While far from what you could call a booming surf destination in 2012, one must admit that China is starting to make one hell of a case. Last January, the ASP landed in Riyuewan, Wanning, to debut the Hainan Classic and found absolutely firing conditions.

But long before Glenn Hall scalped that critical 4-star win, Surfline’s own late, great guiding light Sean Collins performed an in-depth study on China’s surf potential — and more specifically, Hainan Island — and found that, statistically, the area sees its best surf from mid-November through December. Enter this month’s extremely exotic Best Bet.
 
Part of the Hainan province, Hainan Island is separated from the mainland by the Qiongzhou Strait, open to the Pacific to the east via the Luzon Strait that separates Taiwan to the north from the Philippine Island of Luzon to the south.
 
With a total land area of 3.7 million square miles and 9000 miles of coastline (tenth longest coastline in the world; the U.S. has the eighth longest) and a population of over 1.3 billion people, the South China Sea’s prime spots can actually be quite accommodating for traveling audiences deferring trips to Hawaii, the Caribbean or any of the other typical wintertime surf locales picking up the fury of Pacific and Atlantic winter storms.
 
This time of year sees consistent E-NE swell set up by flow around the Asian Monsoon. These winds blow over long distances between Taiwan and the Philippine Islands, and conditions are generally good for Hainan Island’s Riyue/ Shemei Bay area, the focal point of Sean’s study. The main flow of monsoonal NE winds is onshore over the northern section of the island, while a wedge of mountains forces the winds down coastal valleys, turning the flow offshore over surf spots in these areas — an ideal setup.
 
These factors alone often result in wave heights that are consistently in the overhead range throughout the month of December. But there is always the possibility of a typhoon tracking into the South China Sea as a source of swell during this time frame.
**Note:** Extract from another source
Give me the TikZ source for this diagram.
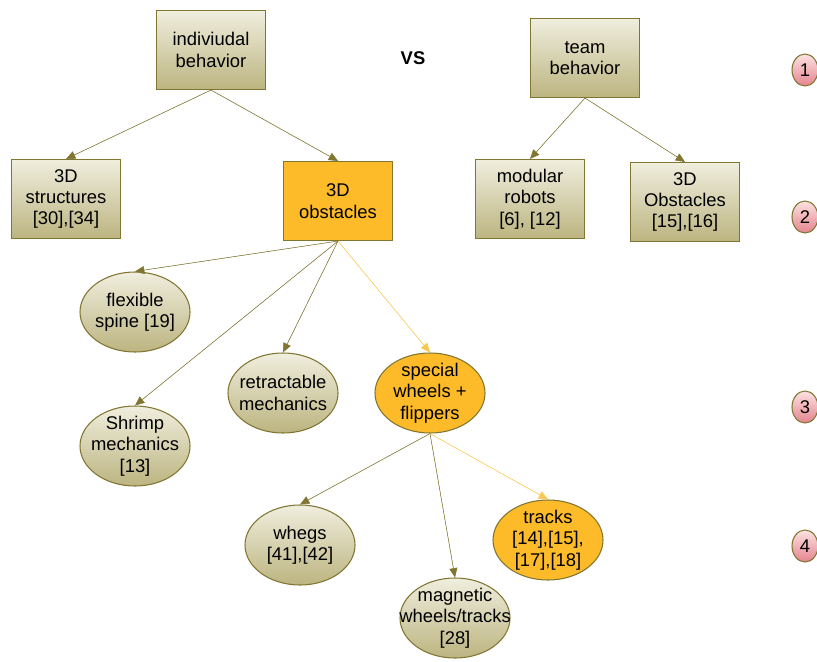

In fact, we are watching a situation like this unfold over these first several days of December. Super Typhoon Bopha will impact the Philippines before tracking NW into the South China Sea around the 5th and 6th as a major storm. The track should be favorable for swell generation towards Hainan Island, and this pattern looks to produce a consistent run of surf through the next couple weeks.

Even further out, long-range guidance suggests continued significant swell events well into the back half of the month. The climate is subtropical in the winter, tropical during the summer. Water temperatures are generally warm, averaging from around the mid 70s to low 80s (Fahrenheit). Wetsuits are recommended during the winter months due to wind chill from the offshore winds. Air temperatures are also moderate with the daily average around 72 degrees.

So let’s count ’em up, shall we? 1) Overhead surf; 2) Highly consistent; 3) Offshore winds; and 4) Good enough for the ASP to hold a major, $95,000 competition. We’re not saying that one should bail their Puerto Rico plans or go AWOL from the North Shore immediately, but any surf traveler feeling a bit adventurous and looking for something truly unique could do far worse than Hainan Island in December.